I am thinking: what is the trigger that makes a person to recognise and to start to fulfil a mission which is extremely demanding mentally and emotionally, and which really is the hard labour of memory? What is the core of the process of people like Maestro Lotoro in such painful restoration of memory? Maybe, I never would find a complete answer for the question. But I know the one thing: such enduring inter-connection is only possible in the case of ongoing dialogue of the souls, the ones which are gone with the ones which are present.
Every soul has a purpose in this life, and it also has the corresponding time for the purpose to be fulfilled. When six millions of the souls had been eradicated in the Shoah in unprecedented history prolonged acts of barbarity, their energy did not disappear. It is impossible, and this was perhaps, the main miscalculation of Hitler and those educated barbarians around him.
Fortunately for our own decency, there are some rare people among us who are infused with sensitivity to perceive the sparks of those tormented souls, with ability to feel them, with devotion to sing their songs and to play their melodies. As long, as the melodies of our murdered ones are heard, it is not only them who are not obliterated. It is us who are saved by grace of memory.

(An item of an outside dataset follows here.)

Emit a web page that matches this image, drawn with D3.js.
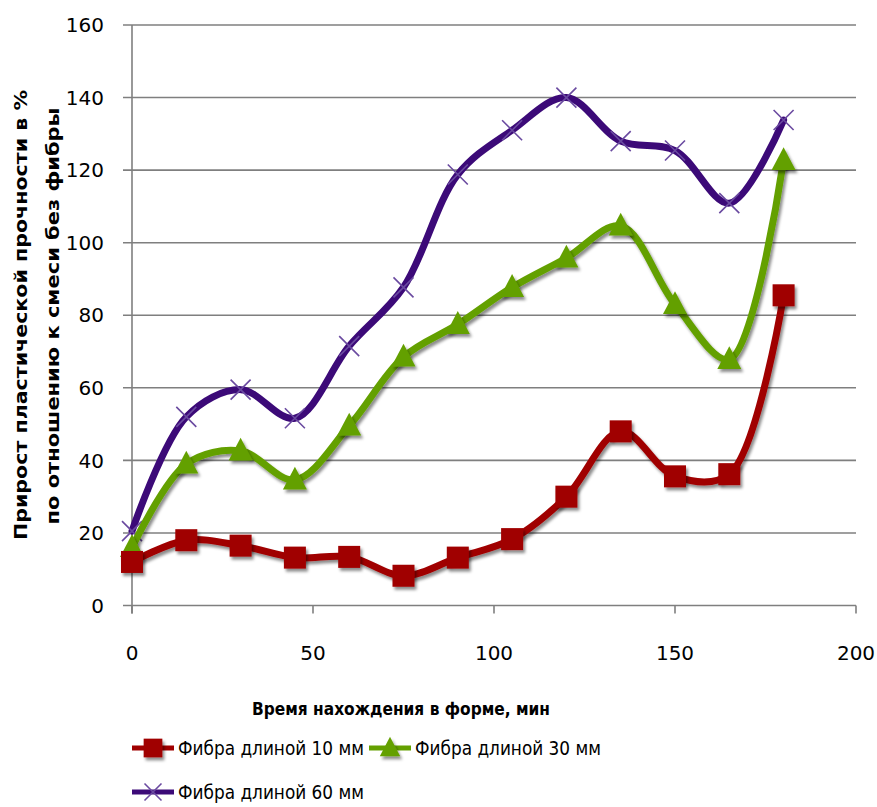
<!DOCTYPE html>
<html><head><meta charset="utf-8">
<script src="https://cdn.jsdelivr.net/npm/d3@7"></script>
<style>body{margin:0;background:#fff}svg{display:block}</style>
</head><body><svg id="c" width="877" height="807"></svg>
<script>
const times = [0, 15, 30, 45, 60, 75, 90, 105, 120, 135, 150, 165, 180];
const fiber10 = [12, 18, 16.5, 13.2, 13.4, 8.2, 13.2, 18.3, 30, 48, 35.6, 36.2, 85.5];
const fiber30 = [16, 39, 42.6, 34.6, 49.5, 68.5, 77.5, 87.7, 95.8, 104.6, 83, 67.8, 122.7];
const fiber60 = [20.5, 52, 59.5, 51.6, 71.5, 87.7, 118.8, 131, 140, 128, 125.4, 110.9, 133.8];
const seriesNames = ["Фибра длиной 10 мм", "Фибра длиной 30 мм", "Фибра длиной 60 мм"];
const yTicks = [0, 20, 40, 60, 80, 100, 120, 140, 160];
const xTicks = [0, 50, 100, 150, 200];
const xTitle = "Время нахождения в форме, мин";
const yTitle1 = "Прирост пластической  прочности в %";
const yTitle2 = "по отношению к смеси без фибры";

const colors = ["#A00000", "#64A000", "#3C0A78"];
const markers = ["square", "triangle", "cross"];
const svg = d3.select("#c");
const font = "'DejaVu Sans', Verdana, sans-serif";
const x = d3.scaleLinear().domain([0, 200]).range([132, 856]);
const y = d3.scaleLinear().domain([0, 160]).range([605.5, 25]);

const defs = svg.append("defs");
const f = defs.append("filter").attr("id", "sh").attr("x", "-50%").attr("y", "-50%").attr("width", "200%").attr("height", "200%");
f.append("feDropShadow").attr("dx", 2).attr("dy", 3).attr("stdDeviation", 1.5).attr("flood-color", "#000").attr("flood-opacity", 0.45);

// gridlines
svg.append("g").selectAll("line").data(yTicks).join("line")
  .attr("x1", x(0) - 9).attr("x2", x(200)).attr("y1", d => y(d)).attr("y2", d => y(d))
  .attr("stroke", "#7f7f7f").attr("stroke-width", 1.6);
// y axis line
svg.append("line").attr("x1", x(0)).attr("x2", x(0)).attr("y1", y(160)).attr("y2", y(0) + 8)
  .attr("stroke", "#7f7f7f").attr("stroke-width", 1.6);
// x ticks
svg.append("g").selectAll("line").data(xTicks).join("line")
  .attr("x1", d => x(d)).attr("x2", d => x(d)).attr("y1", y(0)).attr("y2", y(0) + 8)
  .attr("stroke", "#7f7f7f").attr("stroke-width", 1.6);

// tick labels
svg.append("g").selectAll("text").data(yTicks).join("text")
  .attr("x", 104).attr("y", d => y(d)).attr("dy", "0.36em").attr("text-anchor", "end")
  .attr("font-family", font).attr("font-size", 20).attr("fill", "#000").text(d => d);
svg.append("g").selectAll("text").data(xTicks).join("text")
  .attr("x", d => x(d)).attr("y", 660).attr("text-anchor", "middle")
  .attr("font-family", font).attr("font-size", 20).attr("fill", "#000").text(d => d);

// titles
svg.append("text").attr("x", 401).attr("y", 715).attr("text-anchor", "middle")
  .attr("font-family", font).attr("font-size", 18.5).attr("font-weight", "bold")
  .attr("textLength", 298).attr("lengthAdjust", "spacingAndGlyphs").text(xTitle);
svg.append("text").attr("transform", "translate(27,315) rotate(-90)").attr("text-anchor", "middle")
  .attr("font-family", font).attr("font-size", 18).attr("font-weight", "bold")
  .attr("textLength", 450).attr("lengthAdjust", "spacingAndGlyphs").text(yTitle1);
svg.append("text").attr("transform", "translate(59,316) rotate(-90)").attr("text-anchor", "middle")
  .attr("font-family", font).attr("font-size", 18).attr("font-weight", "bold")
  .attr("textLength", 417).attr("lengthAdjust", "spacingAndGlyphs").text(yTitle2);

function drawMarker(g, type, cx, cy, color, scale) {
  scale = scale || 1;
  if (type === "square") {
    const s = 22 * scale;
    g.append("rect").attr("x", cx - s / 2).attr("y", cy - s / 2).attr("width", s).attr("height", s)
      .attr("fill", color).attr("filter", "url(#sh)");
  } else if (type === "triangle") {
    const s = 24 * scale;
    g.append("path").attr("d", `M${cx},${cy - s * 0.55}L${cx + s / 2},${cy + s * 0.4}L${cx - s / 2},${cy + s * 0.4}Z`)
      .attr("fill", color).attr("filter", "url(#sh)");
  } else {
    const s = 10 * scale;
    g.append("path").attr("d", `M${cx - s},${cy - s}L${cx + s},${cy + s}M${cx - s},${cy + s}L${cx + s},${cy - s}`)
      .attr("stroke", "#6a4aa0").attr("stroke-width", 1.6).attr("fill", "none");
  }
}

const all = [fiber10, fiber30, fiber60];
const line = d3.line().x(d => x(d[0])).y(d => y(d[1])).curve(d3.curveCatmullRom.alpha(0.5));
[2, 1, 0].forEach(i => {
  const pts = times.map((t, j) => [t, all[i][j]]);
  const g = svg.append("g");
  g.append("path").datum(pts).attr("d", line).attr("fill", "none")
    .attr("stroke", colors[i]).attr("stroke-width", 7).attr("stroke-linejoin", "round").attr("stroke-linecap", "round")
    .attr("filter", i === 2 ? null : "url(#sh)");
  pts.forEach(p => drawMarker(g, markers[i], x(p[0]), y(p[1]), colors[i]));
});

// legend
const leg = [
  {i: 0, lx: 132, ty: 748},
  {i: 1, lx: 369, ty: 748},
  {i: 2, lx: 132, ty: 792}
];
leg.forEach(l => {
  const g = svg.append("g");
  g.append("line").attr("x1", l.lx).attr("x2", l.lx + 42).attr("y1", l.ty).attr("y2", l.ty)
    .attr("stroke", colors[l.i]).attr("stroke-width", 5);
  drawMarker(g, markers[l.i], l.lx + 21, l.ty, colors[l.i], 0.85);
  g.append("text").attr("x", l.lx + 46).attr("y", l.ty).attr("dy", "0.36em")
    .attr("font-family", font).attr("font-size", 19).attr("fill", "#000")
    .attr("textLength", 186).attr("lengthAdjust", "spacingAndGlyphs").text(seriesNames[l.i]);
});
</script></body></html>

Francesco Lotoro is building the sanctuary of humanism with every melody he discovers and brings back to us. He does it for thirty years with love and devotion. And his best award for that titanic work are the smiles that appears on the faces of the Holocaust survivors and members of their families on maestro Lotoro’s concerts, recitals, and meetings with them. Those smiles are incredible. And there was not a single meeting of Francesco with hundreds of those people, as far as I can tell, in which despite inevitable tears on every face, there appeared an incredible, just incredible smile. The best concert of all.